Maurice K. Goddard State park is named for Maurice K. Goddard. Goddard was a graduate of the University of Maine and the University of California at Berkeley. After reaching the rank of Lieutenant Colonel during World War II, Goddard came to Pennsylvania, where he took a job at Mont Alto Forestry School and later at Penn State Main Campus before he was appointed Secretary of the Pennsylvania Bureau of Forests and Waters, a forerunner of the Pennsylvania Department of Conservation and Natural Resources. Upon taking his position with the state, Goddard set about completing his goal of having a state park within 25 mi of every resident of Pennsylvania. When Goddard retired in 1979, after 24 years working for the state parks, he had helped to add 45 state parks and over 130000 acre of state park land to the Pennsylvania State Park system.

==Recreation==
===Bird watching===
The variety of habitats at Maurice K. Goddard State Park attracts a variety of birds. Bald eagles and osprey can be seen flying over Lake Wilhelm as they scan the waters for fish. The old fields and forests are home to woodcocks, nighthawks, snipes, and a variety of warblers. Migrating waterfowl like the loon, common teal, goldeneye, merganser, and bufflehead stop by Lake Wilhelm in the spring and fall. Woodpeckers including the pileated woodpecker live in the woods of the park. Bluebirds and purple martins make their homes in the old fields and meadows of Maurice K. Goddard State Park.

===Lake Wilhelm===
Lake Wilhelm is a man-made reservoir and warm water fishery which lies partly within Maurice K. Goddard State Park and partly within the adjoining game lands. Common game fish found in the lake include largemouth and smallmouth bass, perch, crappie, bluegill, catfish, walleye, northern pike and muskellunge. All fishermen are expected to follow the rules and regulations of the Pennsylvania Fish and Boat Commission. Five natural gas wells have been drilled around Lake Wilhelm as of May 2009, with up to 15 more to follow. The state does not own the mineral rights under much of the park, but did work with the driller to minimize the impact of the wells on recreational uses of the park.

The portions of Lake Wilhelm that are within Maurice K. Goddard State Park are open to watercraft up to 20 hp. There is a 241-space marina and a 48-space dry land mooring area that is open from May 1 to October 31. The marina has an ample parking lot for cars and trucks with trailers.
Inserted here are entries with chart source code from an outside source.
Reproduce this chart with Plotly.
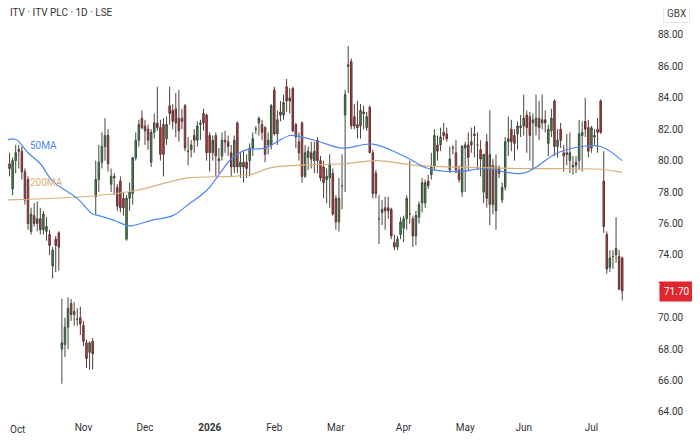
import pandas as pd
import plotly.graph_objects as go

holidays = ["2025-12-25", "2025-12-26", "2026-01-01", "2026-04-03", "2026-04-06", "2026-05-04", "2026-05-25"]

open_ = [78.5,79.8,78.2,80.0,80.6,80.6,79.3,78.8,75.5,76.5,76.0,76.3,75.6,75.5,75.3,73.3,75.0,75.4,
 68.0,68.3,69.4,70.9,70.2,69.9,70.0,69.5,68.4,67.8,68.5,
 77.7,78.8,79.9,80.9,81.6,78.5,79.0,78.3,78.7,77.6,75.0,77.6,77.9,80.2,81.3,82.7,
 82.2,82.0,79.9,81.8,82.4,82.1,82.3,81.4,83.5,83.2,83.3,82.7,82.7,83.5,80.6,80.7,81.6,81.3,82.3,83.0,82.9,
 81.6,80.5,81.6,80.1,80.3,81.3,81.2,80.5,79.6,82.4,79.6,79.9,79.9,80.0,80.8,82.0,82.4,82.3,82.1,81.0,81.0,
 84.5,81.7,83.1,82.9,84.7,84.0,84.6,82.3,81.2,82.4,79.0,80.2,80.5,80.0,81.3,80.0,79.6,78.8,78.9,79.2,
 77.6,76.1,78.4,82.9,86.0,86.3,82.8,82.3,82.2,83.1,82.1,83.4,80.5,79.2,76.3,76.7,77.0,77.0,76.9,74.8,74.5,75.3,
 75.7,76.3,76.6,76.3,75.2,76.4,77.3,77.3,78.7,79.1,79.6,81.0,81.0,81.8,81.7,79.4,80.8,80.5,79.4,78.0,
 80.8,81.0,81.0,81.7,81.0,80.7,78.0,81.2,77.2,79.7,76.8,79.5,77.5,78.3,81.2,82.0,81.6,81.7,82.2,
 82.2,82.9,82.8,82.4,82.2,82.7,82.4,82.6,81.1,81.9,83.8,80.9,82.0,80.5,80.5,80.0,79.7,79.7,80.0,81.6,82.5,82.1,
 80.8,81.5,82.0,83.8,78.7,75.3,73.2,73.9,74.0,73.9,73.8]
high = [80.0,80.5,80.2,81.0,81.0,80.9,79.5,79.0,77.0,77.3,77.4,77.0,76.8,76.4,75.6,74.5,75.2,75.5,
 71.2,70.0,71.3,71.2,71.0,70.6,70.7,69.8,68.6,68.5,68.7,
 80.0,81.0,81.8,82.7,82.0,79.5,79.2,78.5,79.0,78.0,77.8,78.6,80.0,81.8,82.6,83.2,
 82.6,82.3,82.0,83.0,84.7,82.6,82.7,82.8,84.7,83.6,84.3,84.5,83.3,83.6,81.5,81.3,82.0,82.5,82.6,83.3,83.0,
 81.8,81.6,81.8,80.8,81.8,81.9,81.6,81.0,81.6,82.5,80.5,80.6,80.4,81.1,81.8,82.2,82.8,82.6,82.2,81.8,83.6,
 84.7,83.2,83.8,84.2,85.2,84.6,84.7,82.4,81.8,82.5,81.0,80.9,81.2,81.2,81.5,80.3,80.0,79.5,80.4,79.5,
 77.8,78.9,80.4,84.5,87.3,86.5,83.6,83.8,83.6,83.5,83.1,83.5,80.7,79.4,77.8,77.5,77.7,77.7,77.0,75.3,75.2,76.4,
 76.5,77.8,80.0,76.5,76.8,77.4,78.9,78.8,79.1,80.5,82.0,81.6,82.1,82.4,82.1,80.9,81.0,81.3,79.7,81.0,
 81.2,81.8,82.1,82.2,81.8,81.3,80.3,81.7,83.2,80.1,80.4,79.7,78.6,81.5,82.8,82.6,82.0,82.5,82.9,
 84.2,83.2,83.1,83.0,84.2,83.8,84.2,83.2,82.3,83.3,83.9,82.0,82.4,81.0,81.7,81.8,80.3,80.3,82.6,82.5,84.0,82.6,
 82.2,82.0,82.7,83.9,80.6,75.5,74.3,74.3,76.4,74.3,73.9]
low = [77.9,79.0,77.8,79.2,79.5,78.8,77.2,75.6,75.3,75.8,75.5,75.3,75.3,74.9,74.0,72.5,72.9,73.0,
 65.8,67.5,68.0,69.8,69.5,69.5,68.9,68.2,66.8,66.7,66.7,
 76.6,78.0,79.5,80.0,79.3,78.0,77.8,76.8,76.7,76.5,74.9,76.8,77.2,80.0,80.9,82.0,
 81.0,80.7,79.6,81.4,81.9,80.0,79.0,81.0,82.3,82.0,81.5,81.2,82.0,80.6,79.7,80.2,80.5,80.9,81.3,81.9,80.0,
 79.3,80.0,79.0,79.2,80.0,80.5,80.3,79.0,79.2,79.2,78.9,78.6,78.9,79.0,80.3,81.7,81.6,81.3,79.9,80.4,80.7,
 81.6,81.0,82.5,82.6,83.1,83.0,81.8,80.8,80.0,78.6,78.9,79.4,79.5,79.2,79.2,78.7,77.6,77.3,77.0,76.5,
 75.6,75.5,76.9,78.0,84.3,82.0,82.0,81.4,81.4,82.0,81.9,80.6,77.6,77.6,74.7,75.9,75.6,76.3,75.0,74.3,74.3,75.0,
 74.8,75.6,76.0,74.5,74.6,76.0,76.7,77.0,78.2,78.8,79.4,80.0,80.6,81.3,81.2,79.2,80.4,79.2,78.6,77.7,
 78.0,79.4,80.5,80.2,79.4,79.0,77.3,77.0,75.9,76.6,75.6,78.9,77.3,78.1,80.3,80.6,80.0,80.7,81.5,
 81.6,80.5,80.0,79.5,81.6,81.3,82.0,81.8,80.3,81.5,80.3,80.2,80.8,79.3,79.7,79.2,79.1,79.2,79.4,79.3,81.5,80.2,
 80.5,81.0,80.5,81.7,75.4,72.8,72.9,73.1,73.5,71.8,71.1]
close = [79.8,79.5,80.0,80.5,80.7,79.3,77.5,76.0,76.6,76.0,76.3,75.6,76.6,75.8,74.6,74.3,74.6,74.5,
 68.4,69.4,70.6,70.2,70.4,69.9,69.6,68.5,67.4,68.4,67.7,
 78.8,79.9,80.9,81.6,79.8,79.0,78.9,77.1,77.0,77.0,77.6,78.0,80.2,81.3,82.3,82.1,
 81.9,81.3,81.8,82.4,82.1,80.4,80.4,82.3,83.0,82.5,82.4,81.9,82.5,80.8,80.6,81.0,81.3,82.2,82.4,82.4,80.5,
 80.5,81.3,80.3,80.0,81.3,81.2,80.9,79.6,81.3,79.6,79.9,79.6,79.5,80.8,81.4,82.0,82.7,81.8,80.4,81.3,83.5,
 81.7,82.6,82.9,83.7,83.8,83.8,81.9,81.5,80.5,79.0,80.5,80.6,80.1,80.6,80.0,78.9,78.6,79.0,79.8,76.6,
 76.1,77.6,78.4,84.2,86.1,82.2,82.2,82.1,83.2,83.0,82.8,80.5,77.9,77.9,76.3,76.9,76.8,76.8,75.2,74.5,75.0,76.1,
 76.3,77.6,76.6,75.2,76.5,77.2,78.6,78.6,78.4,79.6,81.6,80.6,81.5,81.6,81.4,80.1,80.8,79.4,78.8,80.9,
 81.0,80.2,81.2,81.6,81.0,80.1,80.4,77.6,80.4,77.2,79.6,79.2,78.3,81.2,81.4,81.2,81.1,82.2,82.1,
 82.7,82.1,81.6,82.6,82.7,82.1,82.6,82.4,82.0,82.7,80.9,81.3,81.3,80.3,80.4,80.5,79.6,79.9,81.7,81.8,82.0,80.6,
 82.1,81.6,81.8,81.8,75.8,73.1,73.8,73.9,74.4,71.8,71.7]

ma50_dates = ["2025-09-29","2025-10-02","2025-10-08","2025-10-14","2025-10-20","2025-10-30","2025-11-06","2025-11-10",
 "2025-11-17","2025-11-24","2025-12-03","2025-12-12","2025-12-19","2025-12-31","2026-01-07","2026-01-13","2026-01-20",
 "2026-01-28","2026-02-09","2026-02-13","2026-02-20","2026-03-04","2026-03-18","2026-04-02","2026-04-15","2026-04-29",
 "2026-05-12","2026-06-01","2026-06-16","2026-06-26","2026-07-06","2026-07-15"]
ma50_vals = [81.3,81.36,80.5,79.8,78.7,77.6,76.6,76.5,76.2,75.85,76.2,76.5,77.2,78.1,79.1,80.1,80.7,
 80.8,81.6,81.5,81.25,80.8,81.05,80.2,79.5,79.3,79.5,79.2,80.5,80.9,80.9,80.0]
ma200_dates = ["2025-09-29","2025-11-06","2025-11-26","2025-12-10","2025-12-19","2026-01-13","2026-01-21","2026-01-30",
 "2026-02-11","2026-03-05","2026-03-19","2026-04-09","2026-04-24","2026-05-28","2026-07-06","2026-07-15"]
ma200_vals = [77.5,77.75,78.1,78.6,78.9,79.0,79.1,79.55,79.7,79.8,80.0,79.7,79.6,79.5,79.45,79.25]

tick_vals = ["2025-11-03","2025-12-01","2026-01-02","2026-02-02","2026-03-02","2026-04-01","2026-05-01","2026-06-01","2026-07-01"]
tick_text = ["Nov","Dec","<b>2026</b>","Feb","Mar","Apr","May","Jun","Jul"]
first_tick_text = "Oct"
last_price = 71.70

dates = pd.bdate_range("2025-09-29", periods=len(close) + 10, freq="C", holidays=holidays)[:len(close)]

fig = go.Figure()
fig.add_trace(go.Scatter(x=pd.to_datetime(ma200_dates), y=ma200_vals, mode="lines", line=dict(color="#d9b07a", width=1.2, shape="spline"), hoverinfo="skip"))
fig.add_trace(go.Scatter(x=pd.to_datetime(ma50_dates), y=ma50_vals, mode="lines", line=dict(color="#4f86f0", width=1.2, shape="spline"), hoverinfo="skip"))
fig.add_trace(go.Candlestick(x=dates, open=open_, high=high, low=low, close=close,
    increasing=dict(line=dict(color="#3d4a3d", width=1), fillcolor="#3c9a48"),
    decreasing=dict(line=dict(color="#5a3a3a", width=1), fillcolor="#e0262e"),
    whiskerwidth=0))

fig.add_annotation(x="2025-10-15", y=80.95, text="50MA", showarrow=False, font=dict(color="#4f86f0", size=10, family="Roboto"))
fig.add_annotation(x="2025-10-16", y=78.6, text="200MA", showarrow=False, font=dict(color="#d9b07a", size=10, family="Roboto"))
fig.add_annotation(xref="paper", x=0, xanchor="left", yref="paper", y=0, yanchor="top", yshift=-2, text=first_tick_text,
    showarrow=False, font=dict(color="#333", size=10, family="Roboto"))
fig.add_annotation(xref="paper", yref="paper", x=0.0, y=1.0, xanchor="left", yanchor="bottom", yshift=6,
    text="ITV · ITV PLC · 1D · LSE", showarrow=False, font=dict(color="#333", size=10, family="Roboto"))
fig.add_annotation(xref="paper", yref="paper", x=1.037, y=1.0, xanchor="center", yanchor="bottom", yshift=3,
    text="GBX", showarrow=False, font=dict(color="#444", size=10, family="Roboto"),
    bordercolor="#e6e6e6", borderwidth=1, borderpad=3, bgcolor="white")
fig.add_annotation(xref="paper", x=1.037, y=last_price, xanchor="center", text="71.70", showarrow=False,
    font=dict(color="white", size=10, family="Roboto"), bgcolor="#e0262e", borderpad=4)

fig.update_layout(
    width=700, height=441, margin=dict(l=0, r=55, t=18, b=29),
    paper_bgcolor="white", plot_bgcolor="white", showlegend=False,
    font=dict(family="Roboto", size=10, color="#333"),
)
fig.update_xaxes(rangeslider_visible=False, showgrid=False, zeroline=False,
    rangebreaks=[dict(bounds=["sat", "mon"]), dict(values=holidays)],
    range=["2025-09-29 12:00", "2026-07-29"],
    tickvals=tick_vals, ticktext=tick_text, ticks="", tickfont=dict(size=10, color="#333"))
fig.update_yaxes(side="right", range=[63.49, 88.57], dtick=2, tick0=64, tickformat=".2f",
    showgrid=False, zeroline=False, ticks="", ticklabelstandoff=4, tickfont=dict(size=10, color="#333"))
fig.write_html("out.html")
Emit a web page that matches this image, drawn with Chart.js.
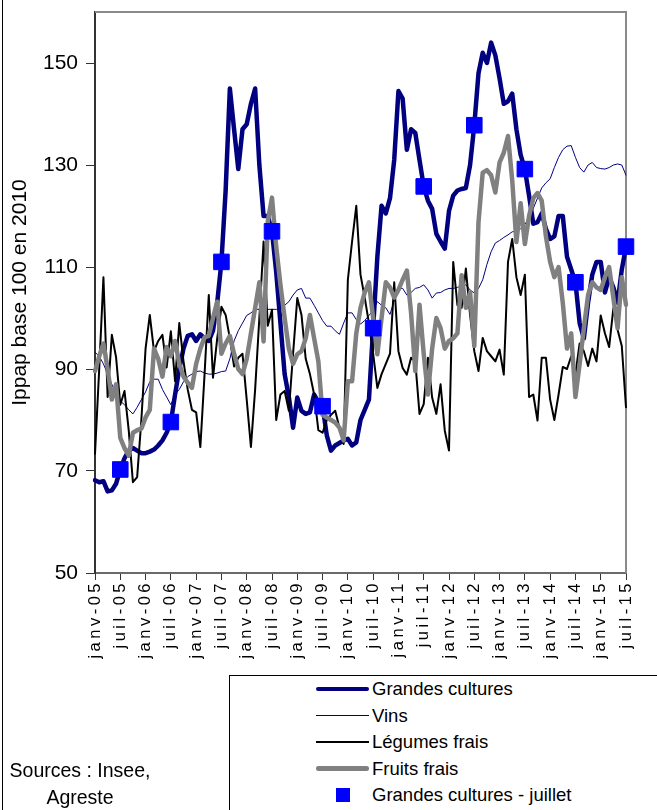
<!DOCTYPE html>
<html lang="fr"><head><meta charset="utf-8">
<script src="https://cdn.jsdelivr.net/npm/chart.js@4.4.1/dist/chart.umd.min.js"></script>
<style>
html,body{margin:0;padding:0;background:#fff;}
#wrap{position:relative;width:657px;height:810px;overflow:hidden;font-family:"Liberation Sans",Arial,sans-serif;color:#000;}
#c{position:absolute;left:0;top:0;}
#frame{position:absolute;left:2px;top:0;width:1px;height:810px;background:#000;}
#legend{position:absolute;left:229px;top:675px;width:470px;height:170px;border:1px solid #000;box-sizing:border-box;background:#fff;}
.item{position:absolute;left:0;width:100%;height:26px;}
.sw{position:absolute;}
.lbl{position:absolute;left:142px;top:0;line-height:26px;font-size:18.5px;white-space:nowrap;}
#src{position:absolute;left:1px;top:757px;width:158px;text-align:center;font-size:19.5px;line-height:27px;}
</style></head>
<body><div id="wrap"><canvas id="c" width="657" height="810"></canvas><div id="frame"></div><div id="legend"></div><div id="src">Sources : Insee,<br>Agreste</div></div>
<script>
// ---- categories / ticks ----
const monthNames = ['janv','févr','mars','avr','mai','juin','juil','août','sept','oct','nov','déc'];
const years = ['05','06','07','08','09','10','11','12','13','14','15'];
const categories = [];
years.forEach(y => monthNames.forEach(m => categories.push(m + '-' + y)));
categories.length = 127; // janv-05 .. juil-15
const tickLabels = ['janv-05','juil-05','janv-06','juil-06','janv-07','juil-07','janv-08','juil-08','janv-09','juil-09','janv-10','juil-10','janv-11','juil-11','janv-12','juil-12','janv-13','juil-13','janv-14','juil-14','janv-15','juil-15'];
const yTicks = [50,70,90,110,130,150];

// ---- series ----
const grandesCultures = [
68.2,67.8,68,66,66.2,67.5,70.3,72.5,74,74.5,74,73.5,
73.5,73.8,74.2,75,76,77.5,79.6,85,90,94,96.5,96.8,
95.5,96.8,96,95.5,97.5,103,111,125,145,137,129.2,137,
138,142,145,130,120,120,117,109,99,89,84.5,78.5,
84.4,81.8,81.2,81.5,85,83.5,82.7,77,74,75,75.5,76,
76.3,75,75.6,80,82,84,98,112,122,120.5,123.5,131,
144.5,143,133,137,136.3,131,125.8,123,121.4,116.5,115,113.6,
121,124,125,125.3,125.5,130,137.8,148,152,150,154,151.5,
147,142,142.5,144,137,132,129.2,124,118.5,118.8,120.5,117.5,
115.5,116,120,120,112,109.5,107,99,96,103,108.5,111,
111,105,108,106,103,109.5,114];
const vins = [
93.3,92.5,91,89,87,85,83.7,83,82,81.2,82.5,84,
85.5,87.5,88,88,86,84.5,83,85,86,87.5,88.5,89,
89.5,89.6,89.2,89,89,89.2,89.5,89.6,92,95.5,97.5,99,
100.5,101,101.7,101.7,101.7,101.7,101.7,101.7,101.7,102.5,103.2,104.5,
105.5,105.8,103.9,103.9,102.5,101,99.5,98.4,98.4,97.5,96.8,99,
101,101,99.7,98.8,99.5,100.5,101.5,103.2,102.5,102,100.7,103.5,
105.8,105.8,104.5,105,105.8,106,106.5,105.5,103.9,104.9,105,105.5,
105.8,105.8,106,106.3,106.5,105.5,104.9,105.8,107.5,110.5,113,114.7,
115.2,115.8,116.3,116.9,117,117.5,118.3,119.8,121.5,123.5,125.5,126.5,
127.3,129.5,131.5,133,133.7,133.8,131.5,129.5,128.6,130,130.5,129.5,
129.3,129.2,129.5,130,130.2,130,128];
const legumesFrais = [
73.4,90,108,84.5,96.7,92.3,83,85.7,78,67.8,68.8,80,
94,100.6,93.5,95.5,96.7,90.3,97.4,87.6,99,91.5,86,82,
81.5,74.7,89,104.5,88.3,96,102.2,100.6,96,90.5,92.2,93,
84,74.7,86,100,115,98.5,101.6,80,85,85.7,81.8,93,
103.9,100.6,92,89,85,78,77.5,80,81,81.8,78.5,75.3,
107.5,115,122,108.5,104,99,93,86.3,89,91,93,107,
93.5,90.2,88.9,92.2,91.5,81.2,83.1,92.2,84.4,81.2,87,77.9,
74,111,102.5,102,109.7,100.6,93.5,89.6,96.1,93.5,92.5,91.5,
93.8,88.9,111,115.5,108,104.5,108.5,84.5,85,79.9,92.2,92.2,
84,80,85,90.4,90,92.5,89,95,93.5,90.6,94,91.5,
100.5,97,94.3,101.9,97.7,94.5,82.5];
const fruitsFrais = [
89.6,92.5,95,90,84,87,76.5,74.5,73,77.5,78,78.3,
80.5,82,94,92,88.5,94.3,92.5,95.5,91,88.5,87.3,86.3,
91,94,96.2,96.5,100,103.2,93,95,96.5,93,90,89,
92,97,102,107,95.4,119,123.6,114,106.5,100,94,91,
92.9,93.5,96,100.6,96,91.5,81,80.5,80,79.5,78.5,76,
87.6,87.6,97,102,105,107,100,92.9,100,107,106,104,
105.5,107.5,109.3,101,89.6,102.6,93,85,94,100,98,94,
95.5,96,97,108.4,102,105,94.5,118.8,128.5,129,128,124.6,
130.5,132.4,135.7,127,114.9,122.5,114.5,120,123.5,124.5,123,116,
111,108,110,103,94,97,84.5,91,98,104.5,107,106,
105.5,108,110,104,98,108,102.6];
const juilletLabels = ['juil-05','juil-06','juil-07','juil-08','juil-09','juil-10','juil-11','juil-12','juil-13','juil-14','juil-15'];
const juilletValues = [70.3,79.6,111,117,82.7,98,125.8,137.8,129.2,107,114];

const juilletData = categories.map(c => { const k = juilletLabels.indexOf(c); return k >= 0 ? juilletValues[k] : null; });

Chart.defaults.font.family = "'Liberation Sans', Arial, sans-serif";
Chart.defaults.color = '#000';

const frame = {
  id: 'frame',
  beforeDatasetsDraw(chart) {
    const {ctx, chartArea: a} = chart;
    ctx.save();
    ctx.strokeStyle = '#8a8a8a'; ctx.lineWidth = 2;
    ctx.beginPath();
    ctx.moveTo(a.left, a.top); ctx.lineTo(a.right, a.top); ctx.lineTo(a.right, a.bottom);
    ctx.stroke();
    ctx.restore();
  },
  beforeDraw(chart) {
    const s = chart.scales.x;
    if (s && !s._spaced) {
      const orig = s.drawLabels;
      s.drawLabels = function (area) {
        const c = this.ctx; const prev = c.letterSpacing;
        c.letterSpacing = '3.5px';
        orig.call(this, area);
        c.letterSpacing = prev || '0px';
      };
      s._spaced = true;
    }
  }
};

const datasets = [
  {label:'Grandes cultures - juillet', data: juilletData, showLine:false, pointStyle:'rect', pointRadius:11, pointBorderWidth:1, pointBackgroundColor:'#0000ff', pointBorderColor:'#0000ff', borderColor:'#0000ff', backgroundColor:'#0000ff', order:0},
  {label:'Fruits frais', data: fruitsFrais, borderColor:'#808080', borderWidth:4.5, pointRadius:0, order:1},
  {label:'Légumes frais', data: legumesFrais, borderColor:'#000000', borderWidth:2, pointRadius:0, order:2},
  {label:'Vins', data: vins, borderColor:'#000080', borderWidth:1, pointRadius:0, order:3},
  {label:'Grandes cultures', data: grandesCultures, borderColor:'#000080', borderWidth:4.5, pointRadius:0, order:4}
];
datasets.forEach(d => { d.tension = 0; d.borderJoinStyle = 'round'; d.borderCapStyle = 'round'; d.fill = false; d.pointHoverRadius = d.pointRadius; });

new Chart(document.getElementById('c'), {
  type: 'line',
  data: { labels: categories, datasets },
  options: {
    responsive: false, animation: false, events: [],
    layout: { padding: { left: 0, right: 31, top: 9, bottom: 0 } },
    plugins: { legend: { display: false }, tooltip: { enabled: false } },
    scales: {
      x: {
        type: 'category', offset: false,
        grid: { display: true, drawOnChartArea: false, drawTicks: true, tickLength: 7,
                color: c => (tickLabels.includes(categories[c.index]) ? '#333' : 'rgba(0,0,0,0)'), lineWidth: 1 },
        border: { display: true, color: '#6a6a6a', width: 2 },
        ticks: { autoSkip: false, minRotation: 90, maxRotation: 90, padding: 0,
                 font: { size: 16.5 }, color: '#000',
                 callback: (v, i) => (tickLabels.includes(categories[i]) ? categories[i] : '') },
        afterFit: s => { s.height = 237; }
      },
      y: {
        type: 'linear', min: 50, max: 160,
        afterBuildTicks: s => { s.ticks = yTicks.map(v => ({ value: v })); },
        grid: { display: true, drawOnChartArea: false, tickLength: 9, color: '#333', lineWidth: 1 },
        border: { display: true, color: '#333', width: 2 },
        ticks: { font: { size: 21 }, color: '#000', padding: 8 },
        title: { display: true, text: 'Ippap base 100 en 2010', font: { size: 21 }, color: '#000', padding: { top: 8, bottom: 0 } },
        afterFit: s => { s.width = 95; s.paddingTop = 0; s.paddingBottom = 0; }
      }
    }
  },
  plugins: [frame]
});

// ---- legend (built from the datasets) ----
const legendOrder = ['Grandes cultures','Vins','Légumes frais','Fruits frais','Grandes cultures - juillet'];
const legendEl = document.getElementById('legend');
legendOrder.forEach((name, k) => {
  const ds = datasets.find(d => d.label === name);
  const item = document.createElement('div');
  item.className = 'item';
  item.style.top = (0 + k * 26.5) + 'px';
  const sw = document.createElement('div');
  sw.className = 'sw';
  if (ds.showLine === false) {
    sw.style.left = '106px'; sw.style.top = '6px'; sw.style.width = '14px'; sw.style.height = '14px';
    sw.style.background = ds.pointBackgroundColor;
  } else {
    const h = ds.borderWidth;
    sw.style.left = '86px'; sw.style.width = '53px';
    sw.style.height = h + 'px'; sw.style.top = (13 - h / 2) + 'px';
    sw.style.background = ds.borderColor;
    if (h > 2) sw.style.borderRadius = (h / 2) + 'px';
  }
  const lb = document.createElement('div');
  lb.className = 'lbl';
  lb.textContent = ds.label;
  item.appendChild(sw); item.appendChild(lb);
  legendEl.appendChild(item);
});
</script></body></html>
There are four boat launches, a marina building, and a fueling station. Rowboats, pedal boats, canoes, and kayaks are available to rent. Only non-powered boats are permitted in the portions of the lake that are within the state game land boundaries. All vessels must have current registration from any state or a launch permit from the Pennsylvania Fish and Boat Commission.

===Hunting===
There are over 1155 acre open to hunting at Maurice K. Goddard State Park. Hunters are expected to follow the rules and regulations of the Pennsylvania Game Commission. The common game species are waterfowl and white-tailed deer. The hunting of groundhogs is prohibited. Hunters may gain access to the nearby state game lands by entering through the park.

===Winter activities===
Maurice K. Goddard State Park is open during the winter months for ice fishing, ice boating, ice skating, sledding and tobogganing, cross-country skiing and snowmobiling.

==Friends of Goddard State Park==
The Friends of Goddard State Park (FRoG) partner with the park to help conserve the natural environment of the areas within and around Goddard State Park by educating and introducing people to the world of nature and the facilities available to them. The Friends group also organizes two big events for the park: the Pioneer Frolic and Music at the Marina. The Pioneer Frolic takes place the last weekend in June and includes reenactors, food vendors, live music, and other entertainment. Music at the Marina showcases local bands and independent musicians with the addition of food vendors, a car cruise, and fireworks. Both events feature a donation-based book sale and have free admission.

Friends of Goddard State Park is a sub-chapter of the Pennsylvania Parks and Forest Foundation and a non-profit 501(c)(3) organization.